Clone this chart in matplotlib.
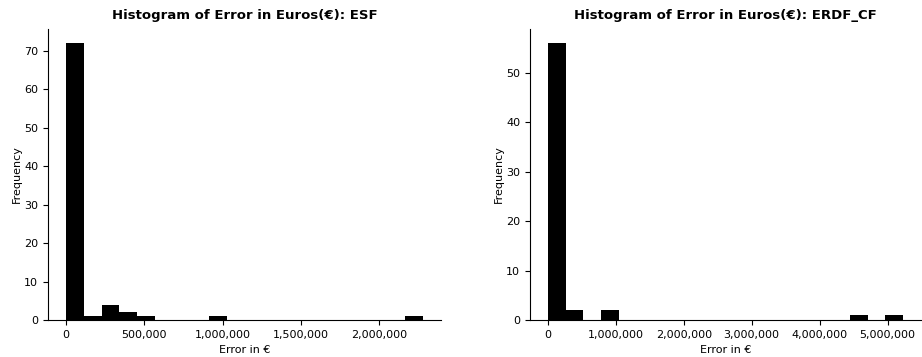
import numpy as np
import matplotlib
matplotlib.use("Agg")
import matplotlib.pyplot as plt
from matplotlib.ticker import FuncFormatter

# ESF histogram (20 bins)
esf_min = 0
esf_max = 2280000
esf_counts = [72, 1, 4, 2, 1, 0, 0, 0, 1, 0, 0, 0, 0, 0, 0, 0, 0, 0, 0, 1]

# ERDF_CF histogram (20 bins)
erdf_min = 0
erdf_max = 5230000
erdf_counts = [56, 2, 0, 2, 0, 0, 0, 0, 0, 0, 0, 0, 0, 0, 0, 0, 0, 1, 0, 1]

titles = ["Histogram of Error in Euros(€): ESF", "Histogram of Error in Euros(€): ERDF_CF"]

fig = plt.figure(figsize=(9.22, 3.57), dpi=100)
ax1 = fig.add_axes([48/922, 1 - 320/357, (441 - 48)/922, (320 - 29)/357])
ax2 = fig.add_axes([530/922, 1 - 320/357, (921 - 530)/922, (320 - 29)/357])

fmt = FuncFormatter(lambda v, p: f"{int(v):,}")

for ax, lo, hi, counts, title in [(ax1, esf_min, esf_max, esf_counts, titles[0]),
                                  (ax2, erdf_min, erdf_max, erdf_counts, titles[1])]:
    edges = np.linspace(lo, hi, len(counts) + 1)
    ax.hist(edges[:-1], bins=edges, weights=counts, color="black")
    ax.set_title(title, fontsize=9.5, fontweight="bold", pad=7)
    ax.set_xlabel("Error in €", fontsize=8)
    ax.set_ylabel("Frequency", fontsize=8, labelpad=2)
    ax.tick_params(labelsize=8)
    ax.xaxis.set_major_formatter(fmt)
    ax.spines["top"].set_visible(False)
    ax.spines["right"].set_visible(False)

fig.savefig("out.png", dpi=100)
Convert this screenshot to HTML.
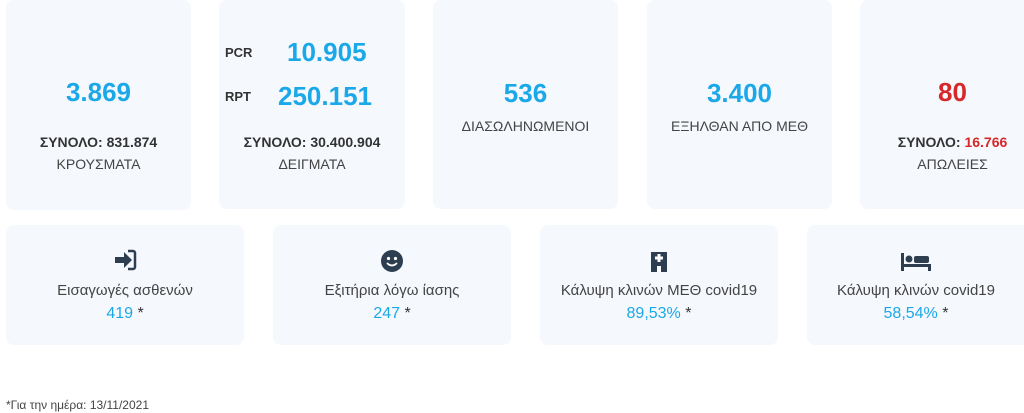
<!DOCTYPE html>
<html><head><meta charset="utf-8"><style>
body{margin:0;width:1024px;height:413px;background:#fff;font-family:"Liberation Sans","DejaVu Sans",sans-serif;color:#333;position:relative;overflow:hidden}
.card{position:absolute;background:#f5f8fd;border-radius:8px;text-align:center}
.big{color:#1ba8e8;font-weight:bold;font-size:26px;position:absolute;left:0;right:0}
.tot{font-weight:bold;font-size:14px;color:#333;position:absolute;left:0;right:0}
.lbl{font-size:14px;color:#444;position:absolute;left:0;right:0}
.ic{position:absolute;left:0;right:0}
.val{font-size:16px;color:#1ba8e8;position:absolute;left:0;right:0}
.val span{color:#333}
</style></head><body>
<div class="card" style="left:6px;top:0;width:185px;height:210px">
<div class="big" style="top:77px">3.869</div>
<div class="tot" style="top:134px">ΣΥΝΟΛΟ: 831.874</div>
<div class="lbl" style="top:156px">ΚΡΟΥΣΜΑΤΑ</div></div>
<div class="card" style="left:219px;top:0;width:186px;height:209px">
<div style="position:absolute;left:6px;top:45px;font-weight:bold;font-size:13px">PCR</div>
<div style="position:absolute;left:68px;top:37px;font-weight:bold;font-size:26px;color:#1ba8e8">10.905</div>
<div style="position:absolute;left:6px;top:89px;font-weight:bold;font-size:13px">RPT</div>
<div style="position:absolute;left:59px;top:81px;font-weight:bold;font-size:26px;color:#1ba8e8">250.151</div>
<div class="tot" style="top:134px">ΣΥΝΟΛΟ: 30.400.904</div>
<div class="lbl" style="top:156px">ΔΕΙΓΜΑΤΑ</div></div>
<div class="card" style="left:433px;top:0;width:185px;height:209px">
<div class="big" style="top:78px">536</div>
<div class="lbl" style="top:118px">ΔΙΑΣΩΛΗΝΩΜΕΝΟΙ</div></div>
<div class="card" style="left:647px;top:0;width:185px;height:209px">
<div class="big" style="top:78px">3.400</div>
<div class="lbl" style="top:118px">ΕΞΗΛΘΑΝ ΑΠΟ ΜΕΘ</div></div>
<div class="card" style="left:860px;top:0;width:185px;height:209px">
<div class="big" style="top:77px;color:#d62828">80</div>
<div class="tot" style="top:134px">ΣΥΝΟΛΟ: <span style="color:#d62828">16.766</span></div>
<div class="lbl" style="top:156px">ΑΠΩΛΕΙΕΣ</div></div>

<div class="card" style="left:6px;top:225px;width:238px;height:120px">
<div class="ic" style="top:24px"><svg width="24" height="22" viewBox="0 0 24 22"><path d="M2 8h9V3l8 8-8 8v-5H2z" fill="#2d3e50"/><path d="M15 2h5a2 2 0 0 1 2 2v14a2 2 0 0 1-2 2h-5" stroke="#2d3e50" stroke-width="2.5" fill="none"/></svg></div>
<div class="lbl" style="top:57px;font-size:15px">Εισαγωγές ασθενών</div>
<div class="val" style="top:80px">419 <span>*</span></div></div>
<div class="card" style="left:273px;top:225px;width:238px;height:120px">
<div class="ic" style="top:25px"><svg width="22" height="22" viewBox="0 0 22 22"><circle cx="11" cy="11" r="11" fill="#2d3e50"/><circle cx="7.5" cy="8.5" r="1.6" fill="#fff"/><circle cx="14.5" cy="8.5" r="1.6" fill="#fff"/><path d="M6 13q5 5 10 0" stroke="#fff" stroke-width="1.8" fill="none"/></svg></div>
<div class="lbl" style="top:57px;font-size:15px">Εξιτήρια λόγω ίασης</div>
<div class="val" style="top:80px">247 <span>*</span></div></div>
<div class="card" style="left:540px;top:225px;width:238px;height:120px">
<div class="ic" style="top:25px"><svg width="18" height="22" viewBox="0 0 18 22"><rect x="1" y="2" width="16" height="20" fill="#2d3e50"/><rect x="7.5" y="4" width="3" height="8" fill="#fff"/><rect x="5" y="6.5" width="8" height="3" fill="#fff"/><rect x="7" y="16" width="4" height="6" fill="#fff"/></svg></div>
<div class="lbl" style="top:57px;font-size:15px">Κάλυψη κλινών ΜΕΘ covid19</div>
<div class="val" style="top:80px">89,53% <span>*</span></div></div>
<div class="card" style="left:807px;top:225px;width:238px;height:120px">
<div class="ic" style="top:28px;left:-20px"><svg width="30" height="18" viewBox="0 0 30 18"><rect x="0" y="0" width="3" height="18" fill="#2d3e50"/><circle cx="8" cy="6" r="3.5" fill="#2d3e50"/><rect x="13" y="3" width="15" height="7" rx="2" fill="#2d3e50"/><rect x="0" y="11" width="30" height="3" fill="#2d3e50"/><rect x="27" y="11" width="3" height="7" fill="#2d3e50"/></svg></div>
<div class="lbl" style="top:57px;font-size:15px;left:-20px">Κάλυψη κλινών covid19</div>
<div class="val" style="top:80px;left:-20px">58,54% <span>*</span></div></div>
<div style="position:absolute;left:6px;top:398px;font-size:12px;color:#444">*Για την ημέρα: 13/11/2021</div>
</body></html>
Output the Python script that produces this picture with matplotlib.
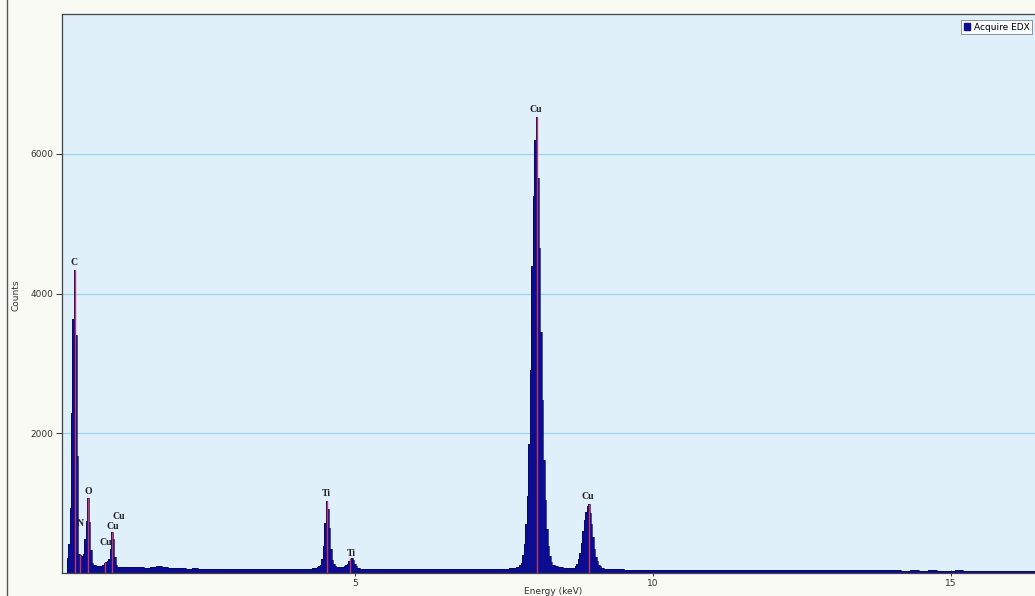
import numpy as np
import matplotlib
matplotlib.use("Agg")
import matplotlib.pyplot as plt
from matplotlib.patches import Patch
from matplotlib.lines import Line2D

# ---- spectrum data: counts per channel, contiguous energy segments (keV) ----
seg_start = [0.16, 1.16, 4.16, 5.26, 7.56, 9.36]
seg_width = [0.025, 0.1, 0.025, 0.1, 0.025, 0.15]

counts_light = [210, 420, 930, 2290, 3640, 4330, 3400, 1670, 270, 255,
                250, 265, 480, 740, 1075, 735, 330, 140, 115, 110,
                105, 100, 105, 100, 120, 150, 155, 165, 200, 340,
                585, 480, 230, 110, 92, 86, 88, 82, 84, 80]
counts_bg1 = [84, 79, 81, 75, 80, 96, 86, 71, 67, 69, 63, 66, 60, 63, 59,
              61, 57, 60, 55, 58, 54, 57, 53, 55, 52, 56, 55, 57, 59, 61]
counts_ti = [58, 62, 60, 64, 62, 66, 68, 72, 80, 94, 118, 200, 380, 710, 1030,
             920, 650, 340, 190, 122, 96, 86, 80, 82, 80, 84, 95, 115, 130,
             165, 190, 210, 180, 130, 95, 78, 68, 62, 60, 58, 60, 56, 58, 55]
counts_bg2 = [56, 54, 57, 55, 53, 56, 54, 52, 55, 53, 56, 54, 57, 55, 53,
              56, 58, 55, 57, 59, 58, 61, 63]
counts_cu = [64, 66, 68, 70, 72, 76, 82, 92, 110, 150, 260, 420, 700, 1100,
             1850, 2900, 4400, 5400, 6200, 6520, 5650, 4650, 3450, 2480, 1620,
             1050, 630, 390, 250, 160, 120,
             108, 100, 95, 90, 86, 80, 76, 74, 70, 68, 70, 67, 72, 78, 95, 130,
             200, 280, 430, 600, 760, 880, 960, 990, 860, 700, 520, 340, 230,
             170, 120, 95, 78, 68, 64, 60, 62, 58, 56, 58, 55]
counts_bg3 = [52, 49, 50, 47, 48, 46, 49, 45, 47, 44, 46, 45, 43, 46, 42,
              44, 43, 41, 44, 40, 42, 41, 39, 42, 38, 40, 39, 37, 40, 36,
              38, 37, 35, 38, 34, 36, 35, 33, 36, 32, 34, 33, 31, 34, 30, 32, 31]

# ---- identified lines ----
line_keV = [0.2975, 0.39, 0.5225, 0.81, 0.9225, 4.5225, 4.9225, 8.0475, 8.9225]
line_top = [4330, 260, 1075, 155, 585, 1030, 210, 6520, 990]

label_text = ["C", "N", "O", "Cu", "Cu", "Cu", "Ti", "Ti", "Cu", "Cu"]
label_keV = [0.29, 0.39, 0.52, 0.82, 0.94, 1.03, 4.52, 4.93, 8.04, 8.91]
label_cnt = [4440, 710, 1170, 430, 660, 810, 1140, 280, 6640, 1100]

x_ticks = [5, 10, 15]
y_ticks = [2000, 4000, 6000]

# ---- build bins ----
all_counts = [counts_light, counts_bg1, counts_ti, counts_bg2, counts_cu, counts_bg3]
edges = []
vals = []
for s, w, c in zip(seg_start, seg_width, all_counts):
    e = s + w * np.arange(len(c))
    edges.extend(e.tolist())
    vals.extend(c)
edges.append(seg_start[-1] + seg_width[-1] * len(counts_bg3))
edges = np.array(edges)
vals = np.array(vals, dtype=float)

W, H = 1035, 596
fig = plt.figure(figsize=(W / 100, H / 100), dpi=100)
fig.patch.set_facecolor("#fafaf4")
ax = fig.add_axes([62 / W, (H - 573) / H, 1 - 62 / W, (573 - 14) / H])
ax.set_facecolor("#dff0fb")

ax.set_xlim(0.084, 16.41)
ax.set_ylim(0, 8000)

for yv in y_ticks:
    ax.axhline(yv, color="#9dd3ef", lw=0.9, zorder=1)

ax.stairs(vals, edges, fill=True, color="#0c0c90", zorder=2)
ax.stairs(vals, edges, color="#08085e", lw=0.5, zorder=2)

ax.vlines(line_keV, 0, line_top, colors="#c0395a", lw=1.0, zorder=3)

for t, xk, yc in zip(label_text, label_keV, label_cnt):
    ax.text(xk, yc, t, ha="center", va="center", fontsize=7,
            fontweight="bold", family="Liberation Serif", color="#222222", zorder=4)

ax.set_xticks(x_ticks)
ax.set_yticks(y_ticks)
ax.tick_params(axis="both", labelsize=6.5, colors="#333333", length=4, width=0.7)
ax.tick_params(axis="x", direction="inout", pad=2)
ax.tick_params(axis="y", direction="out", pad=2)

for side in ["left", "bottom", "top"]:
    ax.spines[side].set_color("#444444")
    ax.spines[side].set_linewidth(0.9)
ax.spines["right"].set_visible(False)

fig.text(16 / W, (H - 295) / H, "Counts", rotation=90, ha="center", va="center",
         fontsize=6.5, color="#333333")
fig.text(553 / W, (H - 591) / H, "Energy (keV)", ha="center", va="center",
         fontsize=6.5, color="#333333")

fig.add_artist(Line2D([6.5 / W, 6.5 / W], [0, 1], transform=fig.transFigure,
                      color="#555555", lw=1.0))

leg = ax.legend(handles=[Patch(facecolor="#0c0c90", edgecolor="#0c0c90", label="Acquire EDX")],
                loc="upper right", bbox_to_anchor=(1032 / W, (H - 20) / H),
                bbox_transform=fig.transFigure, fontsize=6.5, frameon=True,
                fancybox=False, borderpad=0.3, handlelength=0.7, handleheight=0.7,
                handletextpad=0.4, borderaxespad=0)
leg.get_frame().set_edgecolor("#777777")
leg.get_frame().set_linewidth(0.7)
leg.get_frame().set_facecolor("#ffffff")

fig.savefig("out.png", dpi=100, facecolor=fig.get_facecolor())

* [Task directions] Beginning at the line above that contains "Output the Python", repeat each line exactly through the one that contains "seg_width = [0.025, 0.1, 0.025, 0.1, 0.025, 0.15]", and leave out the pictures.

* [Task output]
Output the Python script that produces this picture with matplotlib.
import numpy as np
import matplotlib
matplotlib.use("Agg")
import matplotlib.pyplot as plt
from matplotlib.patches import Patch
from matplotlib.lines import Line2D

# ---- spectrum data: counts per channel, contiguous energy segments (keV) ----
seg_start = [0.16, 1.16, 4.16, 5.26, 7.56, 9.36]
seg_width = [0.025, 0.1, 0.025, 0.1, 0.025, 0.15]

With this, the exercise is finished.